Hummel: ``If your timetable was 12 to 13 months, why wasn't that pavilion being ripped down in March, April or May; because if you had construction delays and not and acceleration you'd be into the next July or August, possibly two seasons?''
Dias: ``Correct. We just didn't get the bidding and the permitting and all of the paperwork completed.''
Hummel: ``But you've known this, Joe, for three years. If you symbolically took it down Labor Day, or in February, March or whatever and even if you explained it's a year, it's a little bit different than having the bulldozer hit as people are going to the beach at the height of the season. Was there any thought given to that from a public relations standpoint, about the timing?''
Dias: No. We never actually thought about it. We just assumed from Day No. 1 we'd be closed for the season, one year, then we'd open up the following year - which we did at the other beaches - and as soon as we got funding we started pushing the project through as fast as we could. Through design, permitting and through bid process, but I think we were, probably a month or two behind in the bid process, opening the bids and getting the contractor on board. But that's just the way everything fell down, fell together. We had 10 different pieces to get together, to get the thing out.''
Hummel: ``So if it's going according to your schedule and it's going to take 12-13 months that's going to put you into another season next year, is it not?''
Dias: ``Actually we just had a meeting in this room last Friday with all of the contractor and our management team and there was some new scheduling, some new pile driving techniques that were brought to our attention that we agreed to with our structural engineer. That's going to speed the process up by 42 days. So right now they're anticipating the should be completed by the 15th of April, which is great for us. Maybe earlier.''
Hummel: ``Are there any contingencies either for rewards for finishing sooner, or penalties for finishing later?''
Dias: ``Right now the state doesn't put any liquidated damages in any of the contacts that we are able to bid out.''
Hummel: ``And do you know why that is?''
Dias: ``No idea.''
Hummel: ``Any of the state contracts they don't do that, or just D.E.M.?''
Dias: ``I think just D.E.M. I think D.O.T has some of them now. I think some of their bridge contract, they have some rewards, some of those....''
Hummel: ``Is that something you've ever considered?''
Dias: ``I think we've asked about it but I don't think we've ever gotten an answer.''
For some it's been a summer of discontent. Others are making best out of it and looking forward to the finished product next summer.

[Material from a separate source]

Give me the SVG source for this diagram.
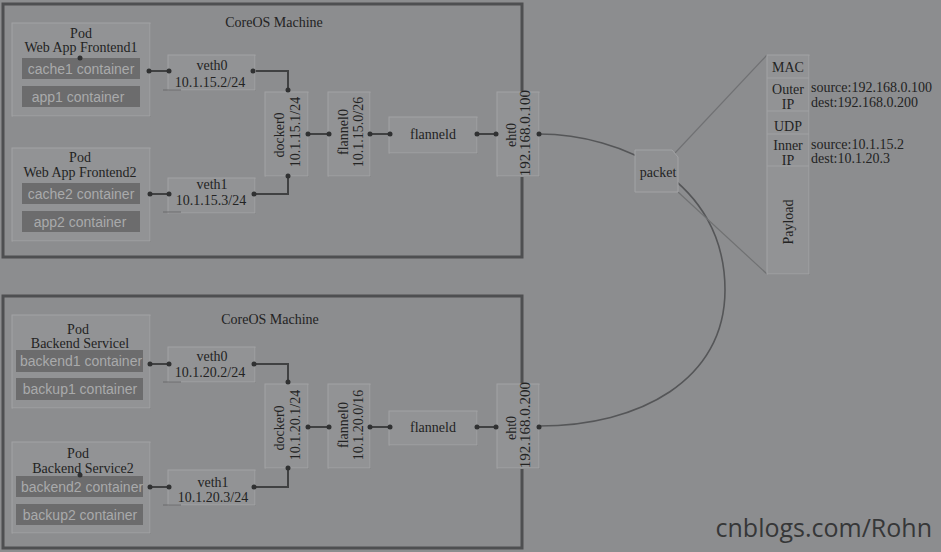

Beachgoer: ``Hopefully by next summer it'll be all pretty. I saw the picture that was up so it will be really nice.''
Dias: ``Our Parks Department, let's see...their slogan, which they told me to say: ``One Season of Hardship for a Lifetime of Enjoyment.''
Beachgoer: ``I will not use those outhouses - Port-o-Johns or whatever they are. Some people say they're clean - other people say they're not so clean, but I just don't like them.''
Hummel: ``If you're not wild about using the Port-o-johns, limit your intake is that the advice of the day?''
Beachgoer: ``Limit your intake and don't stay as long.''
In East Matunuck, Jim Hummel for The Hummel Report.